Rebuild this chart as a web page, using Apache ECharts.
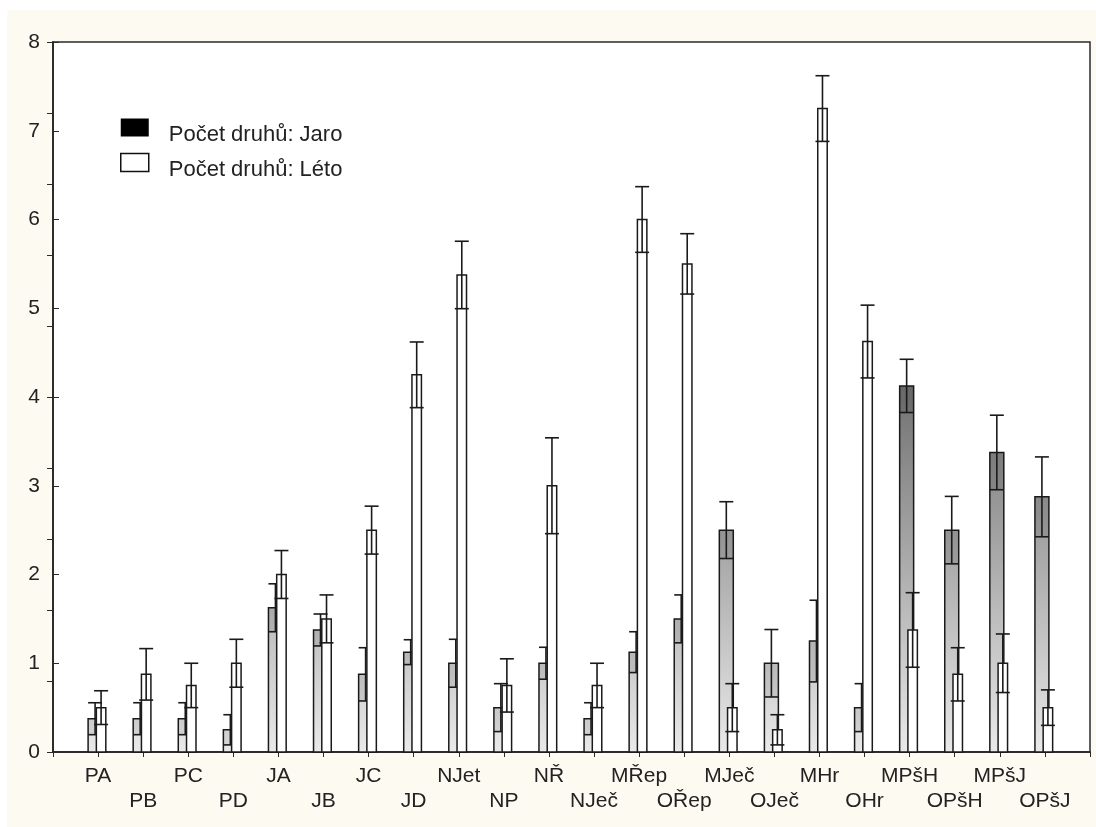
<!DOCTYPE html>
<html>
<head>
<meta charset="utf-8">
<script src="https://cdn.jsdelivr.net/npm/echarts@6/dist/echarts.min.js"></script>
<style>
html,body{margin:0;padding:0;background:#fff;}
#chart{width:1096px;height:827px;}
</style>
</head>
<body>
<div id="chart"></div>
<script>
const categories = ['PA','PB','PC','PD','JA','JB','JC','JD','NJet','NP','NŘ','NJeč','MŘep','OŘep','MJeč','OJeč','MHr','OHr','MPšH','OPšH','MPšJ','OPšJ'];
const jaro   = [0.375,0.375,0.375,0.25,1.625,1.375,0.875,1.125,1.0,0.5,1.0,0.375,1.125,1.5,2.5,1.0,1.25,0.5,4.125,2.5,3.375,2.875];
const jaroSE = [0.18,0.18,0.18,0.17,0.27,0.18,0.3,0.14,0.27,0.27,0.18,0.18,0.23,0.27,0.32,0.38,0.46,0.27,0.3,0.38,0.42,0.45];
const leto   = [0.5,0.875,0.75,1.0,2.0,1.5,2.5,4.25,5.375,0.75,3.0,0.75,6.0,5.5,0.5,0.25,7.25,4.625,1.375,0.875,1.0,0.5];
const letoSE = [0.19,0.29,0.25,0.27,0.27,0.27,0.27,0.37,0.38,0.3,0.54,0.25,0.37,0.34,0.27,0.17,0.37,0.41,0.42,0.3,0.33,0.2];
const yTicks = [0,1,2,3,4,5,6,7,8];
const legendNames = ['Počet druhů: Jaro','Počet druhů: Léto'];

const FONT = 'Arial, "Liberation Sans", sans-serif';
const INK = '#1a1a1a';

function makeRender(offsetFrac, widthFrac, isJaro) {
  return function (params, api) {
    const x = api.value(0), m = api.value(1), e = api.value(2);
    const unit = api.size([1, 0])[0];
    const w = unit * widthFrac;
    const capW = unit * 0.31;
    const base = api.coord([x, 0]);
    const cx = base[0] + unit * offsetFrac;
    const y0 = base[1];
    const yTop = api.coord([x, m])[1];
    const yLo = api.coord([x, m - e])[1];
    const yHi = api.coord([x, m + e])[1];
    const yMax = api.coord([x, yTicks[yTicks.length - 1]])[1];
    let fill = '#ffffff';
    if (isJaro) {
      fill = {
        type: 'linear', x: 0, y: y0, x2: 0, y2: yMax, global: true,
        colorStops: [{offset: 0, color: '#e9e9e9'}, {offset: 1, color: '#000000'}]
      };
    }
    const lineStyle = {stroke: INK, lineWidth: 1.6};
    const children = [
      {type: 'rect', shape: {x: cx - w / 2, y: yTop, width: w, height: y0 - yTop},
       style: {fill: fill, stroke: INK, lineWidth: 1.5}}
    ];
    if (isJaro) {
      children.push({type: 'rect', shape: {x: cx - w / 2, y: yTop, width: w, height: yLo - yTop},
        style: {fill: 'rgba(0,0,0,0.08)'}});
    }
    children.push(
      {type: 'line', shape: {x1: cx, y1: yLo, x2: cx, y2: yHi}, style: lineStyle},
      {type: 'line', shape: {x1: cx - capW / 2, y1: yHi, x2: cx + capW / 2, y2: yHi}, style: lineStyle},
      {type: 'line', shape: {x1: cx - capW / 2, y1: yLo, x2: cx + capW / 2, y2: yLo}, style: lineStyle}
    );
    return {type: 'group', children: children};
  };
}

const jaroData = categories.map((c, i) => [i + 1, jaro[i], jaroSE[i]]);
const letoData = categories.map((c, i) => [i + 1, leto[i], letoSE[i]]);

const chart = echarts.init(document.getElementById('chart'), null, {renderer: 'canvas'});
const option = {
  animation: false,
  backgroundColor: '#ffffff',
  textStyle: {fontFamily: FONT},
  graphic: [{
    type: 'rect', z: -10, silent: true,
    shape: {x: 7, y: 10, width: 1100, height: 830},
    style: {fill: '#fdfaf1'}
  }],
  grid: {left: 53, top: 42, right: 6, bottom: 75, show: true, backgroundColor: '#ffffff',
         borderColor: '#2a2a2a', borderWidth: 1.5},
  legend: {
    left: 120, top: 109, padding: 0, orient: 'vertical', itemWidth: 28, itemHeight: 18, itemGap: -2,
    selectedMode: false,
    formatter: function (name) { return '\n' + name; },
    textStyle: {fontSize: 22, lineHeight: 15, color: '#222', fontFamily: FONT, padding: [0, 0, 0, 15]},
    data: [
      {name: legendNames[0], icon: 'rect', itemStyle: {color: '#000', borderWidth: 0}},
      {name: legendNames[1], icon: 'rect', itemStyle: {color: '#fff', borderColor: '#111', borderWidth: 1.5}}
    ]
  },
  xAxis: [{
    type: 'value', min: 0, max: categories.length + 1, interval: 1, position: 'bottom',
    axisLine: {show: true, lineStyle: {color: '#2a2a2a', width: 1.5}},
    axisTick: {show: false}, splitLine: {show: false},
    axisLabel: {
      fontSize: 21, color: '#222', margin: 12, lineHeight: 25, fontFamily: FONT,
      formatter: function (v) {
        const i = Math.round(v) - 1;
        if (i < 0 || i >= categories.length) return '';
        return (i % 2 === 1 ? '\n' : '') + categories[i];
      }
    }
  }, {
    type: 'value', min: 0, max: categories.length + 1, interval: 1, position: 'top',
    axisLine: {show: true, lineStyle: {color: '#2a2a2a', width: 1.5}},
    axisTick: {show: true, inside: true, length: 5, lineStyle: {color: '#2a2a2a'}},
    axisLabel: {show: false}, splitLine: {show: false}
  }],
  yAxis: [{
    type: 'value', min: 0, max: 8, interval: 1, position: 'left',
    axisLine: {show: true, lineStyle: {color: '#2a2a2a', width: 1.5}},
    axisTick: {show: true, inside: true, length: 6, lineStyle: {color: '#2a2a2a'}},
    splitLine: {show: false},
    axisLabel: {fontSize: 21, color: '#222', margin: 13, fontFamily: FONT}
  }, {
    type: 'value', min: 0, max: 10, interval: 1, position: 'right',
    axisLine: {show: true, lineStyle: {color: '#2a2a2a', width: 1.5}},
    axisTick: {show: true, inside: true, length: 6, lineStyle: {color: '#2a2a2a'}},
    axisLabel: {show: false}, splitLine: {show: false}
  }],
  series: [{
    name: legendNames[0], type: 'custom', xAxisIndex: 0, yAxisIndex: 0,
    itemStyle: {color: '#000'},
    encode: {x: 0, y: 1},
    renderItem: makeRender(-0.0665, 0.31, true),
    data: jaroData, z: 2
  }, {
    name: legendNames[1], type: 'custom', xAxisIndex: 0, yAxisIndex: 0,
    itemStyle: {color: '#fff', borderColor: '#111'},
    encode: {x: 0, y: 1},
    renderItem: makeRender(0.0665, 0.21, false),
    data: letoData, z: 3
  }]
};
chart.setOption(option);
</script>
</body>
</html>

● Exercise aim
Retype the whole listing, keeping every line identical and omitting all pictures.

● Task solution
Rebuild this chart as a web page, using Apache ECharts.
<!DOCTYPE html>
<html>
<head>
<meta charset="utf-8">
<script src="https://cdn.jsdelivr.net/npm/echarts@6/dist/echarts.min.js"></script>
<style>
html,body{margin:0;padding:0;background:#fff;}
#chart{width:1096px;height:827px;}
</style>
</head>
<body>
<div id="chart"></div>
<script>
const categories = ['PA','PB','PC','PD','JA','JB','JC','JD','NJet','NP','NŘ','NJeč','MŘep','OŘep','MJeč','OJeč','MHr','OHr','MPšH','OPšH','MPšJ','OPšJ'];
const jaro   = [0.375,0.375,0.375,0.25,1.625,1.375,0.875,1.125,1.0,0.5,1.0,0.375,1.125,1.5,2.5,1.0,1.25,0.5,4.125,2.5,3.375,2.875];
const jaroSE = [0.18,0.18,0.18,0.17,0.27,0.18,0.3,0.14,0.27,0.27,0.18,0.18,0.23,0.27,0.32,0.38,0.46,0.27,0.3,0.38,0.42,0.45];
const leto   = [0.5,0.875,0.75,1.0,2.0,1.5,2.5,4.25,5.375,0.75,3.0,0.75,6.0,5.5,0.5,0.25,7.25,4.625,1.375,0.875,1.0,0.5];
const letoSE = [0.19,0.29,0.25,0.27,0.27,0.27,0.27,0.37,0.38,0.3,0.54,0.25,0.37,0.34,0.27,0.17,0.37,0.41,0.42,0.3,0.33,0.2];
const yTicks = [0,1,2,3,4,5,6,7,8];
const legendNames = ['Počet druhů: Jaro','Počet druhů: Léto'];

const FONT = 'Arial, "Liberation Sans", sans-serif';
const INK = '#1a1a1a';

function makeRender(offsetFrac, widthFrac, isJaro) {
  return function (params, api) {
    const x = api.value(0), m = api.value(1), e = api.value(2);
    const unit = api.size([1, 0])[0];
    const w = unit * widthFrac;
    const capW = unit * 0.31;
    const base = api.coord([x, 0]);
    const cx = base[0] + unit * offsetFrac;
    const y0 = base[1];
    const yTop = api.coord([x, m])[1];
    const yLo = api.coord([x, m - e])[1];
    const yHi = api.coord([x, m + e])[1];
    const yMax = api.coord([x, yTicks[yTicks.length - 1]])[1];
    let fill = '#ffffff';
    if (isJaro) {
      fill = {
        type: 'linear', x: 0, y: y0, x2: 0, y2: yMax, global: true,
        colorStops: [{offset: 0, color: '#e9e9e9'}, {offset: 1, color: '#000000'}]
      };
    }
    const lineStyle = {stroke: INK, lineWidth: 1.6};
    const children = [
      {type: 'rect', shape: {x: cx - w / 2, y: yTop, width: w, height: y0 - yTop},
       style: {fill: fill, stroke: INK, lineWidth: 1.5}}
    ];
    if (isJaro) {
      children.push({type: 'rect', shape: {x: cx - w / 2, y: yTop, width: w, height: yLo - yTop},
        style: {fill: 'rgba(0,0,0,0.08)'}});
    }
    children.push(
      {type: 'line', shape: {x1: cx, y1: yLo, x2: cx, y2: yHi}, style: lineStyle},
      {type: 'line', shape: {x1: cx - capW / 2, y1: yHi, x2: cx + capW / 2, y2: yHi}, style: lineStyle},
      {type: 'line', shape: {x1: cx - capW / 2, y1: yLo, x2: cx + capW / 2, y2: yLo}, style: lineStyle}
    );
    return {type: 'group', children: children};
  };
}

const jaroData = categories.map((c, i) => [i + 1, jaro[i], jaroSE[i]]);
const letoData = categories.map((c, i) => [i + 1, leto[i], letoSE[i]]);

const chart = echarts.init(document.getElementById('chart'), null, {renderer: 'canvas'});
const option = {
  animation: false,
  backgroundColor: '#ffffff',
  textStyle: {fontFamily: FONT},
  graphic: [{
    type: 'rect', z: -10, silent: true,
    shape: {x: 7, y: 10, width: 1100, height: 830},
    style: {fill: '#fdfaf1'}
  }],
  grid: {left: 53, top: 42, right: 6, bottom: 75, show: true, backgroundColor: '#ffffff',
         borderColor: '#2a2a2a', borderWidth: 1.5},
  legend: {
    left: 120, top: 109, padding: 0, orient: 'vertical', itemWidth: 28, itemHeight: 18, itemGap: -2,
    selectedMode: false,
    formatter: function (name) { return '\n' + name; },
    textStyle: {fontSize: 22, lineHeight: 15, color: '#222', fontFamily: FONT, padding: [0, 0, 0, 15]},
    data: [
      {name: legendNames[0], icon: 'rect', itemStyle: {color: '#000', borderWidth: 0}},
      {name: legendNames[1], icon: 'rect', itemStyle: {color: '#fff', borderColor: '#111', borderWidth: 1.5}}
    ]
  },
  xAxis: [{
    type: 'value', min: 0, max: categories.length + 1, interval: 1, position: 'bottom',
    axisLine: {show: true, lineStyle: {color: '#2a2a2a', width: 1.5}},
    axisTick: {show: false}, splitLine: {show: false},
    axisLabel: {
      fontSize: 21, color: '#222', margin: 12, lineHeight: 25, fontFamily: FONT,
      formatter: function (v) {
        const i = Math.round(v) - 1;
        if (i < 0 || i >= categories.length) return '';
        return (i % 2 === 1 ? '\n' : '') + categories[i];
      }
    }
  }, {
    type: 'value', min: 0, max: categories.length + 1, interval: 1, position: 'top',
    axisLine: {show: true, lineStyle: {color: '#2a2a2a', width: 1.5}},
    axisTick: {show: true, inside: true, length: 5, lineStyle: {color: '#2a2a2a'}},
    axisLabel: {show: false}, splitLine: {show: false}
  }],
  yAxis: [{
    type: 'value', min: 0, max: 8, interval: 1, position: 'left',
    axisLine: {show: true, lineStyle: {color: '#2a2a2a', width: 1.5}},
    axisTick: {show: true, inside: true, length: 6, lineStyle: {color: '#2a2a2a'}},
    splitLine: {show: false},
    axisLabel: {fontSize: 21, color: '#222', margin: 13, fontFamily: FONT}
  }, {
    type: 'value', min: 0, max: 10, interval: 1, position: 'right',
    axisLine: {show: true, lineStyle: {color: '#2a2a2a', width: 1.5}},
    axisTick: {show: true, inside: true, length: 6, lineStyle: {color: '#2a2a2a'}},
    axisLabel: {show: false}, splitLine: {show: false}
  }],
  series: [{
    name: legendNames[0], type: 'custom', xAxisIndex: 0, yAxisIndex: 0,
    itemStyle: {color: '#000'},
    encode: {x: 0, y: 1},
    renderItem: makeRender(-0.0665, 0.31, true),
    data: jaroData, z: 2
  }, {
    name: legendNames[1], type: 'custom', xAxisIndex: 0, yAxisIndex: 0,
    itemStyle: {color: '#fff', borderColor: '#111'},
    encode: {x: 0, y: 1},
    renderItem: makeRender(0.0665, 0.21, false),
    data: letoData, z: 3
  }]
};
chart.setOption(option);
</script>
</body>
</html>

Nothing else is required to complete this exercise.